Earned Value Management is a tool widely used when controlling progress and quality of projects.
As outlined in the Project Management Institute Guide ‘Practice Standard for Earned Value Management’ (2005), ‘project management is primarily a matter of planning, executing and controlling work’.
In particular, ‘project control focuses mostly on monitoring and reporting the execution of project management plans related to:
• Scope,
• Schedule, and
• Cost’ (see Figure that follows).
Earned Value Management (EVM) equips managers with a sound methodology aimed at integrating the ongoing monitoring of project scope, schedule and inputs. Furthermore, it ca be used for forecasting:
• Delays that could be detrimental to completing work to be done before the established deadline;
• Risks of exceeding the budget constraint.

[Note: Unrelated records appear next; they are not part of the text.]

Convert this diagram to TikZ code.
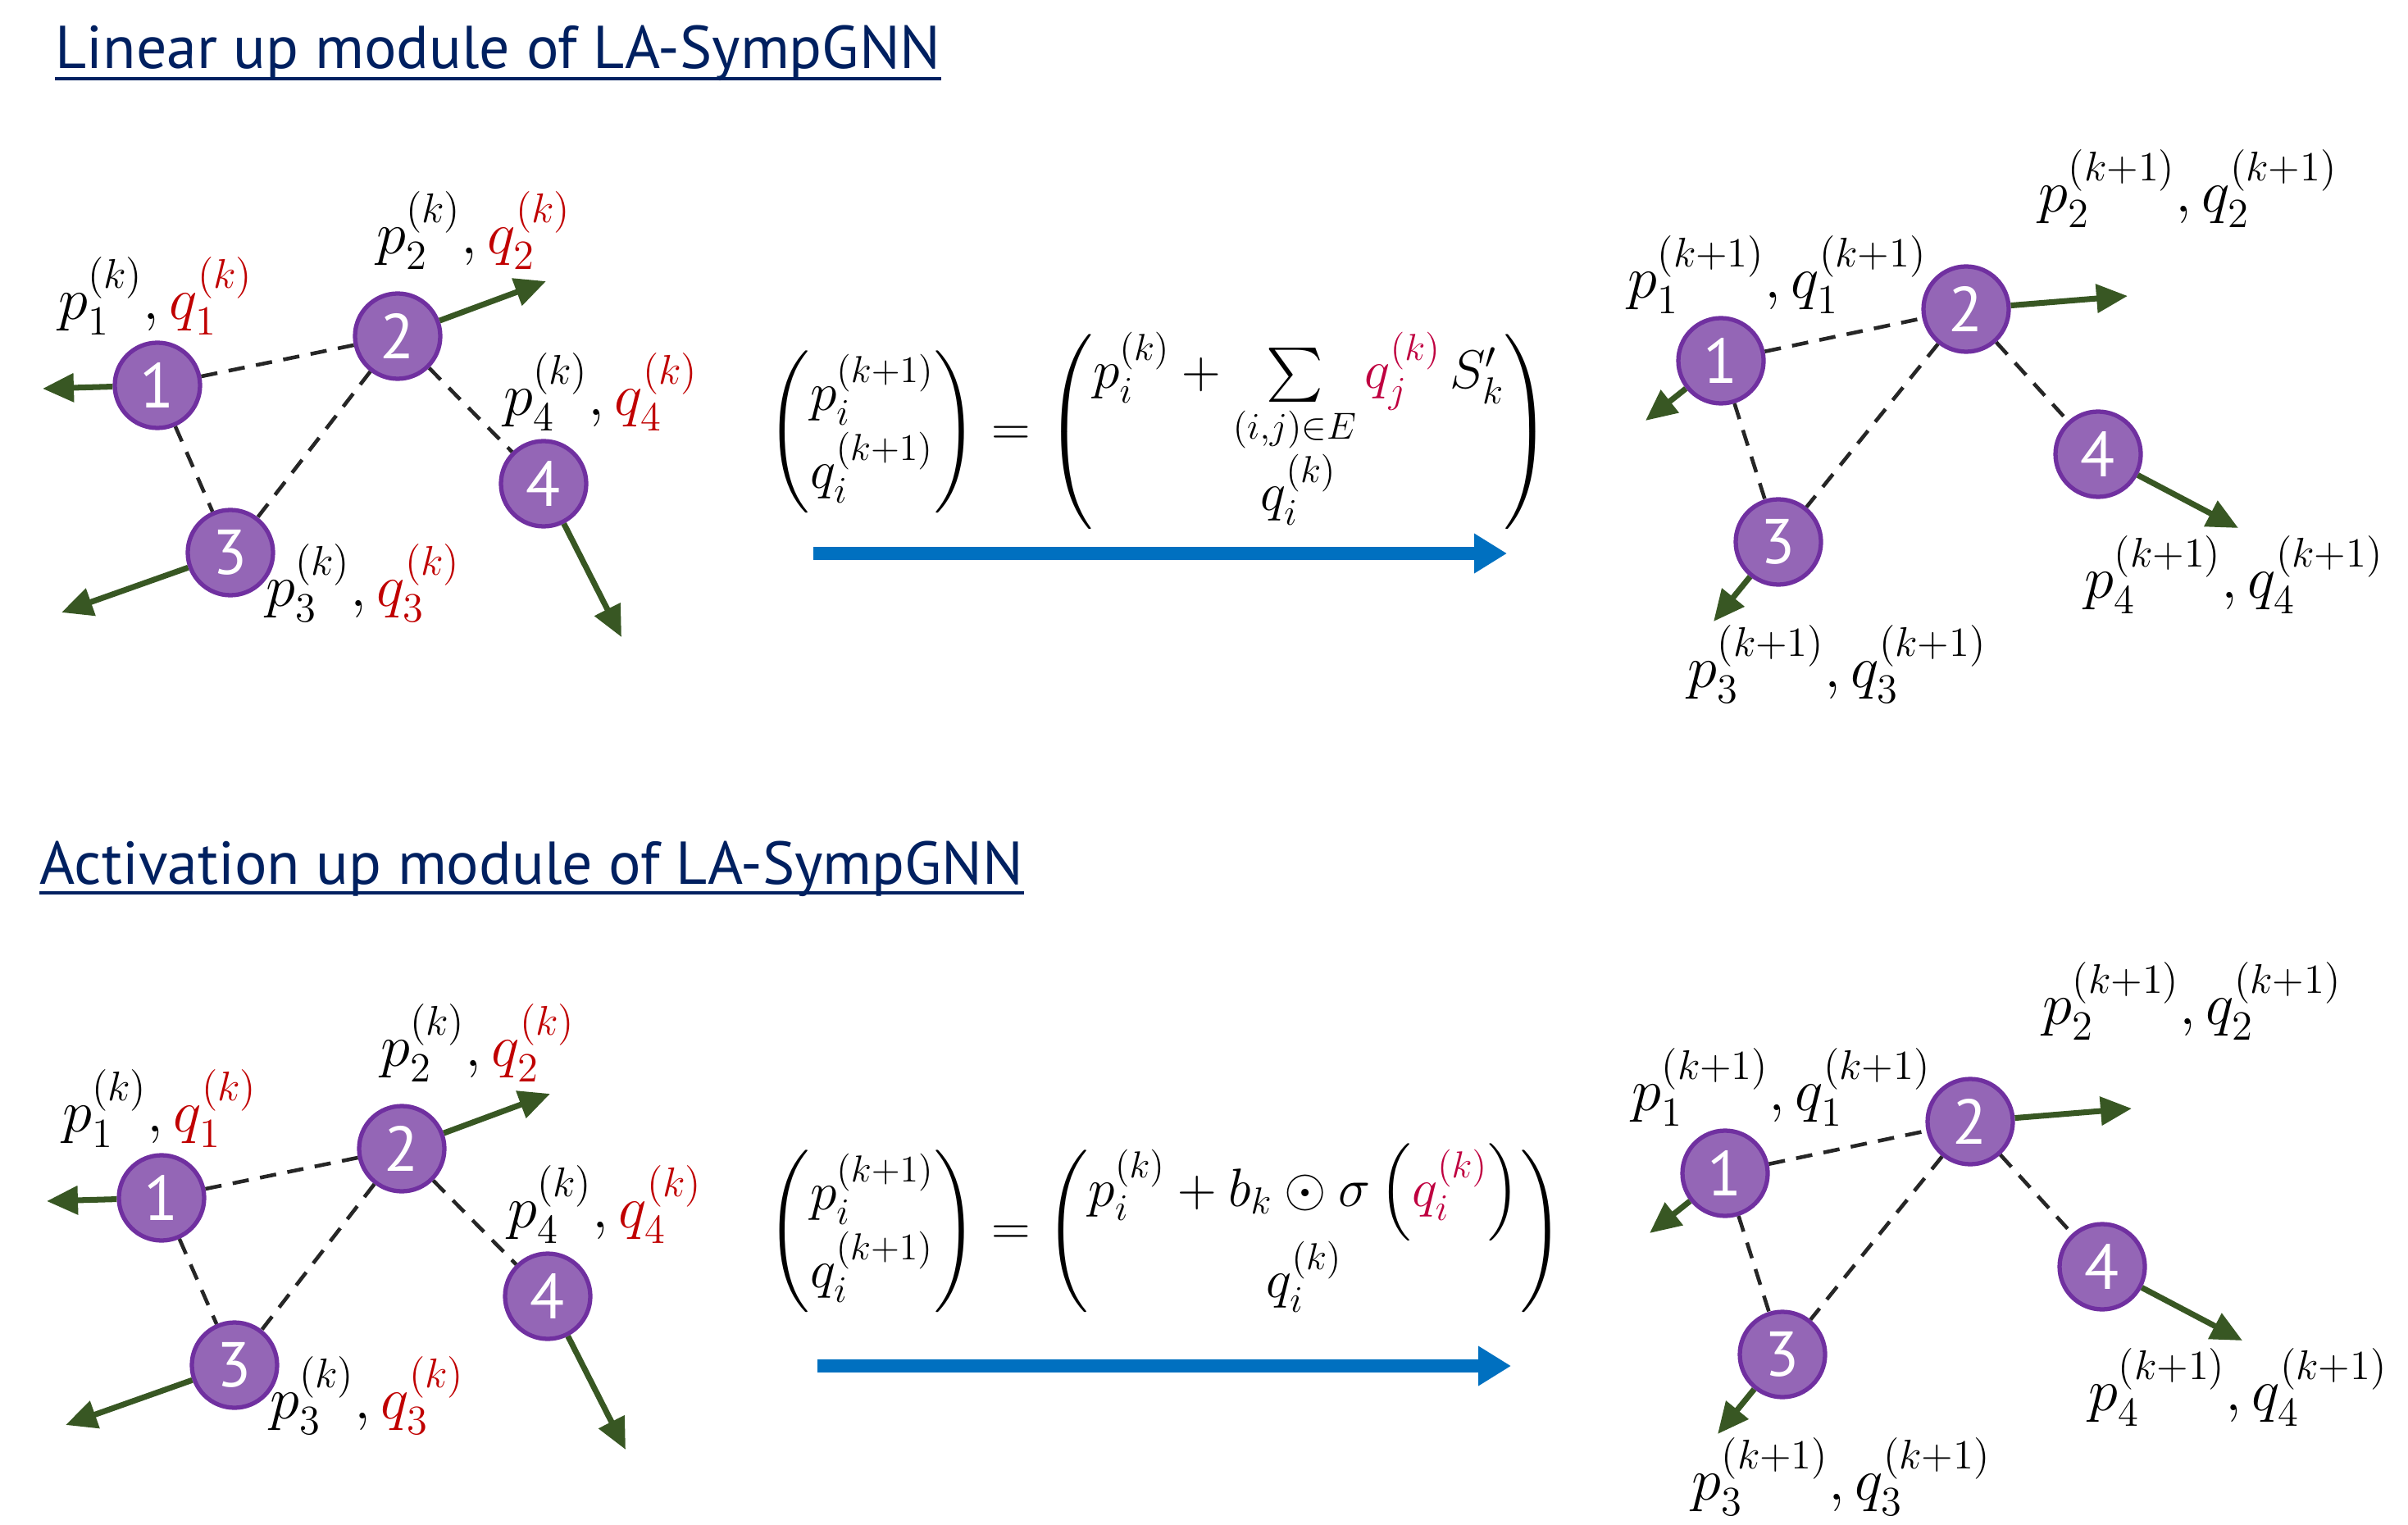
\documentclass[tikz,border=0pt]{standalone}
\usepackage{amsmath}
\usepackage{fontspec}
\setsansfont{PT Sans}
\usepackage{tikz}
\usetikzlibrary{arrows.meta,positioning}
\definecolor{titleblue}{RGB}{0,32,96}
\definecolor{nodefill}{RGB}{148,102,182}
\definecolor{nodeedge}{RGB}{112,48,160}
\definecolor{vecgreen}{RGB}{56,87,35}
\definecolor{flowblue}{RGB}{0,112,192}
\definecolor{qred}{RGB}{192,0,0}
\definecolor{qpink}{RGB}{191,0,64}
\renewcommand{\arraystretch}{1.15}
\tikzset{
  ttl/.style={anchor=base west, inner sep=0pt, text=titleblue,
              font=\sffamily\fontsize{21}{25}\selectfont},
  uline/.style={draw=titleblue, line width=1.4pt},
  vtx/.style={circle, draw=nodeedge, fill=nodefill, line width=1.5pt,
              minimum size=1.04cm, inner sep=0pt, text=white,
              font=\sffamily\fontsize{22}{24}\selectfont},
  lbl/.style={inner sep=0pt, font=\fontsize{20}{24}\selectfont},
  link/.style={draw=black!85, line width=1.3pt, dash pattern=on 2mm off 1.4mm},
  vec/.style={-{Triangle[length=3.8mm,width=3.4mm]}, line width=2pt, draw=vecgreen},
  flow/.style={-{Triangle[length=4mm,width=4.6mm]}, line width=4.5pt, draw=flowblue},
  eqn/.style={inner sep=0pt, font=\fontsize{20}{24}\selectfont, scale=0.905, transform shape}
}

\begin{document}
\begin{tikzpicture}
  \useasboundingbox (0,0) rectangle (29.37,-18.6);

  % titles
  \node[ttl] (ta) at (0.67,-0.84) {Linear up module of LA-SympGNN};
  \draw[uline] ([yshift=-1.2mm]ta.base west) -- ([yshift=-1.2mm]ta.base east);
  \node[ttl] (tb) at (0.48,-10.78) {Activation up module of LA-SympGNN};
  \draw[uline] ([yshift=-1.1mm]tb.base west) -- ([yshift=-1.1mm]tb.base east);

  % update rules
  \node[eqn] (eqa) at (14.14,-5.27) {$\displaystyle
    \begin{pmatrix} p_i^{(k+1)} \\ q_i^{(k+1)} \end{pmatrix} =
    \begin{pmatrix} p_i^{(k)} + \sum\limits_{(i,j)\in E} \textcolor{qpink}{q_j^{(k)}}\, S'_k \\
      q_i^{(k)} \end{pmatrix}$};
  \node[eqn] (eqb) at (14.21,-15.02) {$\displaystyle
    \begin{pmatrix} p_i^{(k+1)} \\ q_i^{(k+1)} \end{pmatrix} =
    \begin{pmatrix} p_i^{(k)} + b_k \odot \sigma\left(\textcolor{qpink}{q_i^{(k)}}\right) \\
      q_i^{(k)} \end{pmatrix}$};

  \foreach \r/\dx/\dy in {a/0/0, b/0.05/-9.91}{
  \begin{scope}[shift={(\dx,\dy)}]
    % graph at step k
    \node[vtx] (L1\r) at (1.92,-4.70) {1};
    \node[vtx] (L2\r) at (4.85,-4.10) {2};
    \node[vtx] (L3\r) at (2.81,-6.74) {3};
    \node[vtx] (L4\r) at (6.63,-5.90) {4};
    \draw[link] (L1\r) -- (L2\r);
    \draw[link] (L1\r) -- (L3\r);
    \draw[link] (L2\r) -- (L3\r);
    \draw[link] (L2\r) -- (L4\r);
    \coordinate (vL1\r) at (0.52,-4.74);
    \coordinate (vL2\r) at (6.66,-3.43);
    \coordinate (vL3\r) at (0.75,-7.47);
    \coordinate (vL4\r) at (7.58,-7.77);
    \draw[vec] (L1\r) -- (vL1\r);
    \draw[vec] (L2\r) -- (vL2\r);
    \draw[vec] (L3\r) -- (vL3\r);
    \draw[vec] (L4\r) -- (vL4\r);
    \node[lbl] (pL1\r) at (1.90,-3.61) {$p_1^{(k)},\textcolor{qred}{q_1^{(k)}}$};
    \node[lbl] (pL2\r) at (5.78,-2.81) {$p_2^{(k)},\textcolor{qred}{q_2^{(k)}}$};
    \node[lbl] (pL3\r) at (4.43,-7.11) {$p_3^{(k)},\textcolor{qred}{q_3^{(k)}}$};
    \node[lbl] (pL4\r) at (7.33,-4.78) {$p_4^{(k)},\textcolor{qred}{q_4^{(k)}}$};

    % update arrow
    \coordinate (fs\r) at (9.92,-6.75);
    \coordinate (fe\r) at (18.38,-6.75);
    \draw[flow] (fs\r) -- (fe\r);

    % graph at step k+1
    \node[vtx] (R1\r) at (20.99,-4.40) {1};
    \node[vtx] (R2\r) at (23.98,-3.77) {2};
    \node[vtx] (R3\r) at (21.69,-6.61) {3};
    \node[vtx] (R4\r) at (25.59,-5.54) {4};
    \draw[link] (R1\r) -- (R2\r);
    \draw[link] (R1\r) -- (R3\r);
    \draw[link] (R2\r) -- (R3\r);
    \draw[link] (R2\r) -- (R4\r);
    \coordinate (vR1\r) at (20.07,-5.13);
    \coordinate (vR2\r) at (25.95,-3.61);
    \coordinate (vR3\r) at (20.90,-7.58);
    \coordinate (vR4\r) at (27.30,-6.44);
    \draw[vec] (R1\r) -- (vR1\r);
    \draw[vec] (R2\r) -- (vR2\r);
    \draw[vec] (R3\r) -- (vR3\r);
    \draw[vec] (R4\r) -- (vR4\r);
    \node[lbl] (pR1\r) at (21.68,-3.35) {$p_1^{(k+1)},q_1^{(k+1)}$};
    \node[lbl] (pR2\r) at (26.69,-2.30) {$p_2^{(k+1)},q_2^{(k+1)}$};
    \node[lbl] (pR3\r) at (22.41,-8.10) {$p_3^{(k+1)},q_3^{(k+1)}$};
    \node[lbl] (pR4\r) at (27.25,-7.01) {$p_4^{(k+1)},q_4^{(k+1)}$};
  \end{scope}
  }
\end{tikzpicture}
\end{document}
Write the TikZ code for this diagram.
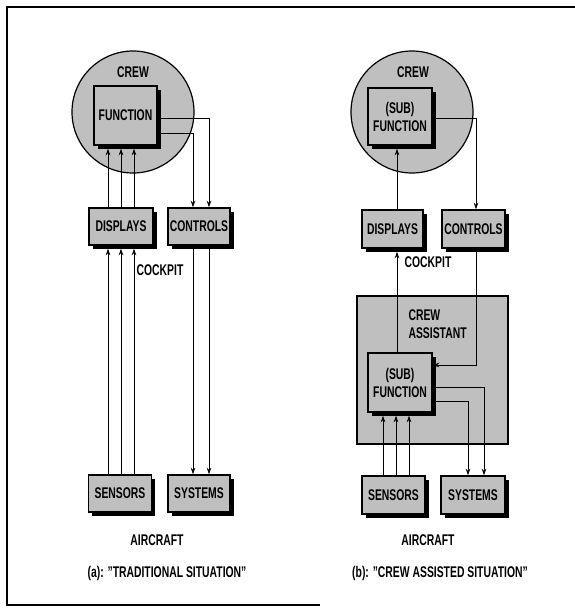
\documentclass[tikz,border=0pt]{standalone}
\usepackage{fontspec}
\setmainfont{Liberation Sans}[FakeStretch=0.67]
\usetikzlibrary{shadows,arrows.meta}

\begin{document}
\begin{tikzpicture}[x=1pt,y=-1pt,
  font=\fontsize{15.5}{18}\selectfont\bfseries,
  >={Stealth[length=6.5pt,width=4.5pt]},
  dotfill/.style={fill=black!25},
  unit/.style={draw,line width=1.4pt,dotfill,inner sep=0pt,align=center,
    drop shadow={shadow xshift=3.5pt,shadow yshift=-3.5pt,fill=black,opacity=1}},
  crewzone/.style={circle,draw,line width=1.2pt,dotfill,minimum size=122pt,inner sep=0pt},
  link/.style={->,line width=1pt}]
\useasboundingbox (0,0) rectangle (575,608);
\draw[line width=1.5pt] (575,7) -- (7,7) -- (7,605) -- (320,605);

% (a) traditional situation
\node[crewzone] (crewA) at (133,112) {};
\node (crewtxtA) at (133,72) {CREW};
\node[unit,minimum width=63pt,minimum height=59pt] (funA) at (125.5,115.5) {FUNCTION};
\node[unit,minimum width=64pt,minimum height=37pt] (dispA) at (121,226.5) {DISPLAYS};
\node[unit,minimum width=62pt,minimum height=37pt] (ctlA) at (199,226.5) {CONTROLS};
\node[unit,minimum width=63pt,minimum height=37pt] (senA) at (120,493.5) {SENSORS};
\node[unit,minimum width=62pt,minimum height=37pt] (sysA) at (199,493.5) {SYSTEMS};
\node (cockA) at (160,270) {COCKPIT};
\node (acA) at (157,540) {AIRCRAFT};
\node (capA) at (167,573) {(a): "TRADITIONAL SITUATION"};

\foreach \dx in {-13,0,13}{
  \coordinate (d) at ([xshift=\dx pt]dispA.north);
  \coordinate (s) at ([xshift=\dx pt]dispA.south);
  \draw[link,shorten >=3pt] (d) -- (d |- funA.south);
  \draw[link,shorten >=3pt] (s |- senA.north) -- (s);
}
\draw[link] ([yshift=-2.5pt]funA.east) -| ([xshift=10pt]ctlA.north);
\draw[link] ([yshift=-17.5pt]funA.east) -| ([xshift=-6pt]ctlA.north);
\foreach \dx in {-6,10}{
  \coordinate (c) at ([xshift=\dx pt]ctlA.south);
  \draw[link] (c) -- (c |- sysA.north);
}

% (b) crew assisted situation
\node[crewzone] (crewB) at (412,112) {};
\node (crewtxtB) at (413,72) {CREW};
\node[unit,minimum width=64pt,minimum height=57pt] (funB) at (400,116.5) {(SUB)\\FUNCTION};
\node[unit,minimum width=61pt,minimum height=38pt] (dispB) at (392.5,229) {DISPLAYS};
\node[unit,minimum width=63pt,minimum height=38pt] (ctlB) at (473.5,229) {CONTROLS};
\node (cockB) at (428,262) {COCKPIT};
\node[draw,line width=1.2pt,dotfill,minimum width=151pt,minimum height=148pt] (asstB) at (432.5,370) {};
\node[align=left,anchor=west] (asstxtB) at (405,324) {CREW\\ASSISTANT};
\node[unit,minimum width=64pt,minimum height=59pt] (subB) at (400,382.5) {(SUB)\\FUNCTION};
\node[unit,minimum width=63pt,minimum height=38pt] (senB) at (393.5,495) {SENSORS};
\node[unit,minimum width=64pt,minimum height=38pt] (sysB) at (473,495) {SYSTEMS};
\node (acB) at (428,540) {AIRCRAFT};
\node (capB) at (440,573) {(b): "CREW ASSISTED SITUATION"};

\coordinate (u) at ([xshift=-3pt]subB.north);
\draw[link,shorten >=3pt] (u |- dispB.north) -- (u |- funB.south);
\draw[link,shorten >=3pt] (u) -- (u |- dispB.south);
\coordinate (v) at ([xshift=2.5pt]ctlB.north);
\draw[link] ([yshift=-1.5pt]funB.east) -| (v);
\draw[link] (v |- ctlB.south) |- ([yshift=17.5pt]subB.east);
\draw[link] ([yshift=-4.5pt]subB.east) -| ([xshift=11pt]sysB.north);
\draw[link] ([yshift=-18.5pt]subB.east) -| ([xshift=-5pt]sysB.north);
\foreach \dx in {-17,-4,9}{
  \coordinate (w) at ([xshift=\dx pt]subB.south);
  \draw[link,shorten >=3pt] (w |- senB.north) -- (w);
}
\end{tikzpicture}
\end{document}
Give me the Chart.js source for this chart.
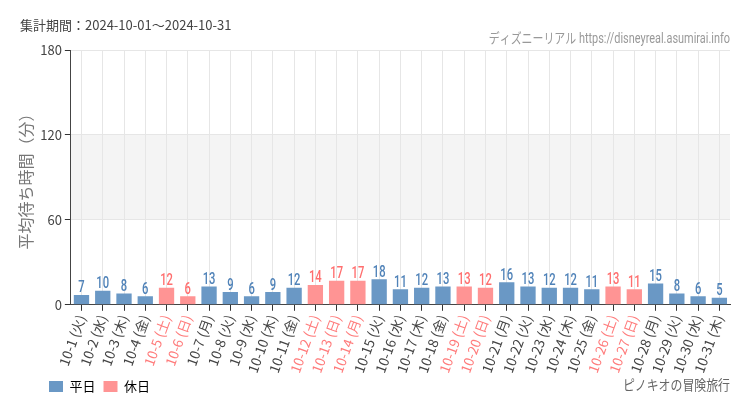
<!DOCTYPE html>
<html><head><meta charset="utf-8">
<script src="https://cdn.jsdelivr.net/npm/chart.js@4/dist/chart.umd.min.js"></script>
<style>html,body{margin:0;padding:0;background:#fff;}canvas{display:block;}</style>
</head><body>
<canvas id="c" width="750" height="410"></canvas>
<script>
const categories = ["10-1 (火)","10-2 (水)","10-3 (木)","10-4 (金)","10-5 (土)","10-6 (日)","10-7 (月)","10-8 (火)","10-9 (水)","10-10 (木)","10-11 (金)","10-12 (土)","10-13 (日)","10-14 (月)","10-15 (火)","10-16 (水)","10-17 (木)","10-18 (金)","10-19 (土)","10-20 (日)","10-21 (月)","10-22 (火)","10-23 (水)","10-24 (木)","10-25 (金)","10-26 (土)","10-27 (日)","10-28 (月)","10-29 (火)","10-30 (水)","10-31 (木)"];
const waitValues = [7,10,8,6,12,6,13,9,6,9,12,14,17,17,18,11,12,13,13,12,16,13,12,12,11,13,11,15,8,6,5];
const holidayFlags = [0,0,0,0,1,1,0,0,0,0,0,1,1,1,0,0,0,0,1,1,0,0,0,0,0,1,1,0,0,0,0];
const yTicks = [0,60,120,180];

const BLUE='#6a98c5', PINK='#ff9494', BLUE_T='#4f82b8', PINK_T='#ff6e6e';
const JP="'Noto Sans CJK JP','Noto Sans',sans-serif";

function narrowText(ctx,txt,x,y,sx,align){
  ctx.save();
  const w=ctx.measureText(txt).width*sx;
  let left=x; if(align==='center')left=x-w/2; else if(align==='right')left=x-w;
  ctx.translate(left,y);ctx.scale(sx,1);ctx.textAlign='left';
  ctx.fillText(txt,0,0);ctx.restore();
}

const bandPlugin={id:'band',beforeDraw(chart){
  const {ctx,chartArea:a,scales:{y}}=chart;
  ctx.save();ctx.fillStyle='#f4f4f4';
  const t=y.getPixelForValue(120),b=y.getPixelForValue(60);
  ctx.fillRect(a.left,t,a.right-a.left,b-t);ctx.restore();
},afterLayout(chart){
  const l=chart.legend; if(l){l.left+=27;l.right+=27;l.top-=5;l.bottom-=5;}
}};
const textPlugin={id:'txt',afterDraw(chart){
  const ctx=chart.ctx;ctx.save();
  ctx.fillStyle='#444';ctx.font='13px '+JP;ctx.textBaseline='alphabetic';ctx.textAlign='left';
  ctx.fillText('集計期間：2024-10-01～2024-10-31',20,30);
  ctx.fillStyle='#999';ctx.font='14px Roboto,'+JP;
  narrowText(ctx,'ディズニーリアル https://disneyreal.asumirai.info',730,43,0.78,'right');
  ctx.fillStyle='#666';ctx.font='14px '+JP;
  narrowText(ctx,'ピノキオの冒険旅行',730,390,0.85,'right');
  const meta=chart.getDatasetMeta(0);
  ctx.font='500 17px Roboto,sans-serif';
  meta.data.forEach((el,i)=>{
    ctx.fillStyle=holidayFlags[i]?PINK_T:BLUE_T;
    narrowText(ctx,String(waitValues[i]),el.x,el.y-2.5,0.66,'center');
  });
  ctx.restore();
}};

new Chart(document.getElementById('c'),{
  type:'bar',
  data:{labels:categories,datasets:[{data:waitValues,
    backgroundColor:holidayFlags.map(h=>h?PINK:BLUE),
    barPercentage:0.72,categoryPercentage:1}]},
  options:{responsive:false,animation:false,
    layout:{padding:{left:14,right:20,top:50,bottom:2}},
    plugins:{tooltip:{enabled:false},
      legend:{position:'bottom',align:'start',
        labels:{boxWidth:14,boxHeight:11,font:{size:13,family:JP},color:'#444',padding:8,
          generateLabels:()=>[{text:'平日',fillStyle:BLUE,strokeStyle:BLUE,lineWidth:0},{text:'休日',fillStyle:PINK,strokeStyle:PINK,lineWidth:0}]}}},
    scales:{
      x:{grid:{offset:false,color:'#e6e6e6',tickLength:6,tickColor:'#333'},
        border:{color:'#444'},
        ticks:{autoSkip:false,maxRotation:70,minRotation:70,padding:2,
          font:{size:13.5,family:JP},
          color:(c)=>holidayFlags[c.index]?'#ff7b7b':'#444'}},
      y:{min:0,max:180,afterBuildTicks:(s)=>{s.ticks=yTicks.map(v=>({value:v}));},
        grid:{color:'#e6e6e6',tickLength:6,tickColor:'#333'},border:{color:'#444'},
        ticks:{font:{size:13,family:JP},color:'#444',padding:3},
        title:{display:true,text:'平均待ち時間（分）',color:'#777',font:{size:16,family:JP},padding:2}}
    }},
  plugins:[bandPlugin,textPlugin]
});
</script></body></html>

These the reasons why ‘EVM can play a crucial role in answering management questions that are critical to the success of every project, such as:
• Are we ahead of or behind schedule?
• How efficiently are we using our time?
• When is the project likely to be completed?
• Are we currently under or over our budget?
• How efficiently are we using our resources?
• What is the remaining work likely to cost?
• What is the entire project likely to cost?
• How much will we be under or over budget at the end?’ (see ‘Practice Standard for Earned Value Management’ (2005), page 1).